When buying acreage in a hot unconventional gas play, like the Barnett Shale in North Texas, it’s important to not lose your nerve at checkbook time. U.S. shale plays are hot and getting hotter. If your company is late to the party, that’s OK. Just know that the admission price is higher now.
Today, the price paid for entry into a hot shale play is secondary to scope and scale in determining the success of a project, Peter Vig, RoundRock Capital LLC managing partner, told attendees at the Platts Shale Gas Developer conference Tuesday in Houston. Even when the price for acreage seems high, deal economics can still work quite well for producers who do their homework and develop a strong presence in their chosen play, he said.
A prospective acquirer needs to get all the data available and have a sense of urgency about it because of the speed at which deals are getting done today, Vig said. When looking at a property, know the vintage of any wells drilled, the technology used and what the gas price was at the time, he added. If someone walked away from the prospect in years past, it might be time to reexamine the project in light of higher natural gas prices and improved drilling technologies.

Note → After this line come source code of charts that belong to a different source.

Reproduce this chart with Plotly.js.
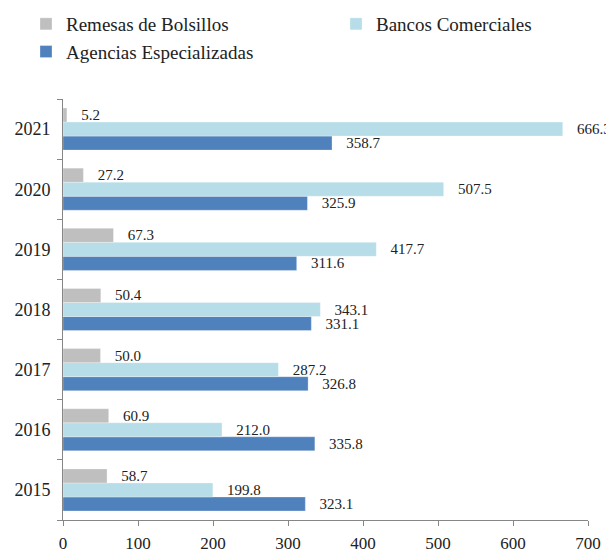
<!DOCTYPE html>
<html>
<head>
<meta charset="utf-8">
<script src="https://cdn.plot.ly/plotly-3.0.1.min.js"></script>
<style>html,body{margin:0;padding:0;background:#fff;}#chart{width:606px;height:550px;}</style>
</head>
<body>
<div id="chart"></div>
<script>
const years = ['2015', '2016', '2017', '2018', '2019', '2020', '2021'];
const remesas = [58.7, 60.9, 50.0, 50.4, 67.3, 27.2, 5.2];
const bancos = [199.8, 212.0, 287.2, 343.1, 417.7, 507.5, 666.3];
const agencias = [323.1, 335.8, 326.8, 331.1, 311.6, 325.9, 358.7];
const xTicks = [0, 100, 200, 300, 400, 500, 600, 700];

const FONT = 'Liberation Serif, Times New Roman, serif';
const pad = '\u00a0\u00a0\u00a0';

function series(name, vals, color, legendId) {
  return {
    type: 'bar', orientation: 'h', name: name, legend: legendId,
    y: years, x: vals,
    marker: {color: color, line: {color: 'rgba(255,255,255,0.6)', width: 0.5}},
    text: vals.map(v => pad + v.toFixed(1)),
    texttemplate: '%{text}',
    textposition: 'outside',
    constraintext: 'none',
    cliponaxis: false,
    textfont: {family: FONT, size: 15, color: '#222'},
    hoverinfo: 'x+name'
  };
}

const data = [
  series('Agencias Especializadas', agencias, '#4f81bd', 'legend'),
  series('Bancos Comerciales', bancos, '#b7dde8', 'legend2'),
  series('Remesas de Bolsillos', remesas, '#bfbfbf', 'legend')
];

const legendBase = {
  orientation: 'v', traceorder: 'reversed',
  xref: 'container', yref: 'container',
  y: 1 - 5 / 550, xanchor: 'left', yanchor: 'top',
  font: {family: FONT, size: 19, color: '#222'},
  itemclick: false, itemdoubleclick: false,
  bgcolor: 'rgba(0,0,0,0)'
};

const layout = {
  width: 606, height: 550,
  margin: {l: 63, r: 18, t: 99, b: 30, autoexpand: false},
  paper_bgcolor: '#fff', plot_bgcolor: '#fff',
  font: {family: FONT, color: '#222', size: 17},
  barmode: 'group', bargap: 0.3, bargroupgap: 0,
  showlegend: true,
  legend: Object.assign({}, legendBase, {x: 26 / 606}),
  legend2: Object.assign({}, legendBase, {x: 336 / 606}),
  xaxis: {
    range: [0, 700], tickvals: xTicks, ticktext: xTicks.map(String),
    showgrid: false, zeroline: false,
    showline: true, linecolor: '#868686', linewidth: 1,
    ticks: 'outside', ticklen: 5, tickcolor: '#868686',
    ticklabelstandoff: 3,
    tickfont: {family: FONT, size: 17, color: '#222'},
    fixedrange: true
  },
  yaxis: {
    type: 'category', categoryorder: 'array', categoryarray: years,
    showgrid: false, zeroline: false,
    showline: true, linecolor: '#868686', linewidth: 1,
    ticks: 'outside', ticklen: 5, tickcolor: '#868686', tickson: 'boundaries',
    ticklabelstandoff: 8,
    tickfont: {family: FONT, size: 18, color: '#222'},
    fixedrange: true
  }
};

Plotly.newPlot('chart', data, layout, {displayModeBar: false});
</script>
</body>
</html>
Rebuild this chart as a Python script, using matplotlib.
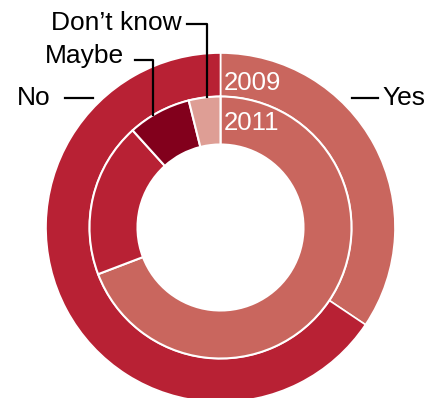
import numpy as np
import matplotlib
matplotlib.use("Agg")
import matplotlib.pyplot as plt

plt.rcParams['font.family'] = ['Liberation Sans', 'DejaVu Sans']

# answer shares, percent
outer_labels = ["Yes", "No"]
outer_values = [34.4, 65.6]          # 2009
inner_labels = ["Yes", "No", "Maybe", "Don't know"]
inner_values = [69.2, 19.1, 7.8, 3.9]  # 2011

col_yes = "#c9665e"
col_no = "#b82134"
col_maybe = "#82001c"
col_dk = "#de9e95"

W, H = 435, 398
fig = plt.figure(figsize=(W / 100, H / 100), dpi=100)
ax = fig.add_axes([0, 0, 1, 1])

# work in pixel units, y pointing up
cx, cy = 220.5, H - 227.5
r_out, r_mid, r_in = 174.5, 131.0, 83.0

ax.pie(outer_values, colors=[col_yes, col_no], radius=r_out, center=(cx, cy),
       startangle=90, counterclock=False,
       wedgeprops=dict(width=r_out - r_mid, edgecolor="white", linewidth=1.2))
ax.pie(inner_values, colors=[col_yes, col_no, col_maybe, col_dk], radius=r_mid,
       center=(cx, cy), startangle=90, counterclock=False,
       wedgeprops=dict(width=r_mid - r_in, edgecolor="white", linewidth=1.5))

ax.set_xlim(0, W)
ax.set_ylim(0, H)
ax.set_aspect("equal")
ax.axis("off")


def ring_top(x):
    # y of the inner ring's outer edge above the centre at a given x
    return cy + np.sqrt(r_mid ** 2 - (x - cx) ** 2)


fs = 19
lw = 1.6

# Don't know
x_dk = 207.5
ax.plot([187, x_dk, x_dk], [H - 23.5, H - 23.5, ring_top(x_dk)], color="black", lw=lw)
ax.text(182, H - 23, "Don\u2019t know", ha="right", va="center", fontsize=fs)

# Maybe
x_mb = 153.5
ax.plot([135, x_mb, x_mb], [H - 60, H - 60, ring_top(x_mb)], color="black", lw=lw)
ax.text(124, H - 56, "Maybe", ha="right", va="center", fontsize=fs)

# No / Yes
ax.plot([65, 93], [H - 98, H - 98], color="black", lw=lw)
ax.text(51, H - 98, "No", ha="right", va="center", fontsize=fs)
ax.plot([352, 378], [H - 98, H - 98], color="black", lw=lw)
ax.text(382, H - 98, "Yes", ha="left", va="center", fontsize=fs)

# year labels inside the rings
ax.text(224, H - 83, "2009", ha="left", va="center", fontsize=18.5, color="white")
ax.text(224, H - 123, "2011", ha="left", va="center", fontsize=18.5, color="white")

fig.savefig("out.png", dpi=100)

When taking the plunge, grab up as many big tracts as possible. Build a big position to gain leverage in the play and control of gathering and other infrastructure. These days a large portion of purchase prices in the Barnett is being allocated to gathering, Vig said. Today the Barnett is said to be the most prolific gas play behind the San Juan Basin.
Southwestern Energy followed a strategy like what Vig outlined Tuesday when the company entered the Fayetteville Shale play on the Arkansas side of the Arkoma Basin in 2003. By 2005 the company had about 600,000 acres. As of May 1, Southwestern had about 880,000 net acres. “They control the play,” Vig said. Additionally, Southwestern bought up area abstract companies, so it cornered the market on title work, Vig said.
A producer that has the foresight to take a substantial acreage position in a play can afford to farm out some of that acreage to other producers that might have more experience in the play. This can provide learning opportunities, Vig said.
It’s true that getting into a play like the Barnett Shale today is tougher and more costly than it was before things got hot. Players entering now will pay top dollar but will be taking a lot less risk than the early entrants did. Don’t be put off by the fact that you’re late to the play, Vig said. Run the economics on today’s price and don’t be put off by what others are paying, he advised.
“Just run the numbers and don’t get hung up on where prices were or what someone else paid to get into the play.” And remember what J. Paul Getty said, Vig advised: “The meek shall inherit the Earth, but not its mineral rights.”